According to Jan DeSmet, Infosys' strategy is to use the company's strength in execution to move up the value chain
Enterprise Consulting is an integral part of Cognizant’s business. Its solutions start from consulting and extend to application development, application maintenance and BPO. Cognizant believes that any assignment starting from consulting will have a downstream effect and will lead to providing application development and maintenance services and vice-versa.

Transformational outsourcing services includes application portfolio analysis and rationalisation, performance rescue and save our systems (SOS), and digital security and forensics.
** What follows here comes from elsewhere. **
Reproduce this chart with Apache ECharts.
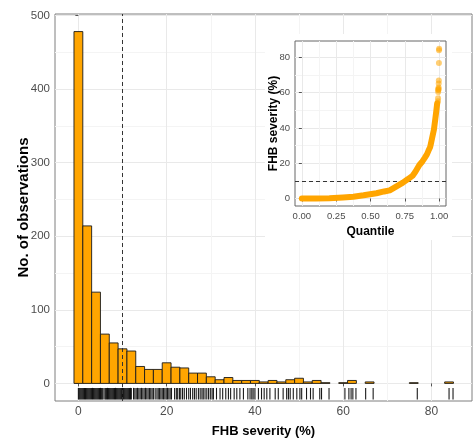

Its Enterprise Consulting practice includes program management, CRM, ERP, business intelligence and e-business solutions.

“Our portfolio analysis and Rationalisation service helps organisations maximise savings by quickly identifying all systems suited to offshore outsourcing and then further reducing costs and processes by eliminating redundant systems,” says Deb Mukherjee, CTO for Cognizant.

Projects:

Metlife: Transformational outsourcing and enterprise consulting solutions.
Sallie Mae: Portfolio analysis and rationalisation services.
Cognizant helped the company inventory its capabilities and identify opportunities for cost efficiencies and performance improvements. Cognizant also helped Sallie Mae archive a large knowledge base that is frequently tapped in the decision-making processes.